Sorensen sued WD-40 for infringing THE INHIBITOR and crosshair trademarks in the case of Sorensen v. WD-40 Company, No. 14-3067 (7th Cir. June 11, 2015). But he lost on all counts.

While its not the only reason that Sorensen lost on his claim that WD-40’s crosshair infringed Sorensen’s crosshair, one factor in the defeat was the fact that Sorensen did not use the crosshair consistently across his products and marketing.
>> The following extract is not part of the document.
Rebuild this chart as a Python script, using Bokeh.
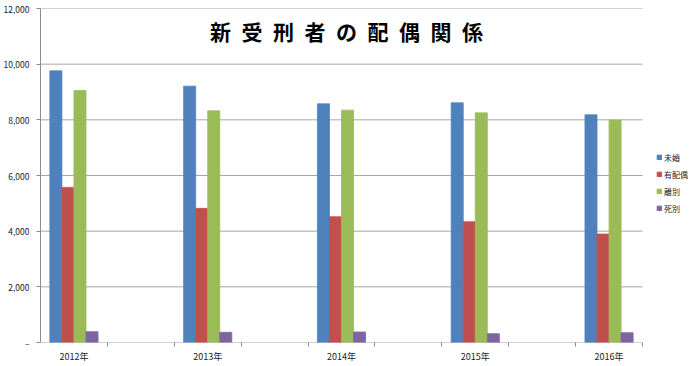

The consistent use of a trademark is very important to maintaining its strength. Trademark strength is one factor in determining whether there is a likelihood of confusion between two marks and therefore infringement. If you have a weak trademark you will have a harder time asserting infringement against similar marks.

In the WD-40 case, the court stated:

Inconsistent use makes a symbol less helpful to consumers as a source indicator, and therefore a weaker mark.

The court noted that Sorensen’s products, shown in the image below, provided evidence of inconsistent use of the crosshair. The court stated, “Sorensen’s crosshair has been used since 1997, but inconsistently—sometimes the crosshair has symbols in each quadrant, sometimes the quadrants are empty, and many times there is no crosshair at all, but rather a bull’s eye.”


The court concluded that the inconsistent use of the crosshair mark weighed in favor of WD-40. This, together with other factors, ultimately led the court to find the WD-40 did not infringe Sorensen’s crosshair trademark.

To strengthen your trademark rights ensure consistency in all usage of your trademark. It is best to use the same capitalization, the same font, and the same color scheme for a given trademark for maximum consistency.